*** RECORDS FOR PROCESSING

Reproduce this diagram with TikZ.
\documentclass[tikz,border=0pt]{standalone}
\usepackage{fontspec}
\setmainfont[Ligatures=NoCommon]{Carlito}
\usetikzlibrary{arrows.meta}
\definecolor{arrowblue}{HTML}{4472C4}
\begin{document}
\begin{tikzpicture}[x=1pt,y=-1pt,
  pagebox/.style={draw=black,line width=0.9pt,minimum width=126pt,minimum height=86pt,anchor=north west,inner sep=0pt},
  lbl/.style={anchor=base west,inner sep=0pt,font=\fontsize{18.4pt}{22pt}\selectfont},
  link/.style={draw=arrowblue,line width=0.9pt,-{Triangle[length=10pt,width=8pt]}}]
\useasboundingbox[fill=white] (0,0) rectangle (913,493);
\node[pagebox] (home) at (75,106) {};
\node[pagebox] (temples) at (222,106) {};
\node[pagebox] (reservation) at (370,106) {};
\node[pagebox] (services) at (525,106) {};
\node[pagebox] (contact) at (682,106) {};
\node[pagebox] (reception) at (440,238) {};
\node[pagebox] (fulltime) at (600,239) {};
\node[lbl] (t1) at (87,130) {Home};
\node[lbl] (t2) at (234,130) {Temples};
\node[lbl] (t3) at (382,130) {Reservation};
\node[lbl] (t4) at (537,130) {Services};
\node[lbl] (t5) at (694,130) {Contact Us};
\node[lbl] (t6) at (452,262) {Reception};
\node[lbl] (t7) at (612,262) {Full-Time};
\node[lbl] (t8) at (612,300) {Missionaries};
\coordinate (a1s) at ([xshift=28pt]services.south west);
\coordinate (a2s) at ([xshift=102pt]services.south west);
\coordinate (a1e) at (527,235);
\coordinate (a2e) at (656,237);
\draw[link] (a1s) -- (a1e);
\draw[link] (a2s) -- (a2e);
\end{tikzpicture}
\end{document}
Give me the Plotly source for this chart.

******

→ JOB: Return each line among the entries that holds the word "this".

→ REPLY TO THE TASK:
Reproduce this diagram with TikZ.
Give me the Plotly source for this chart.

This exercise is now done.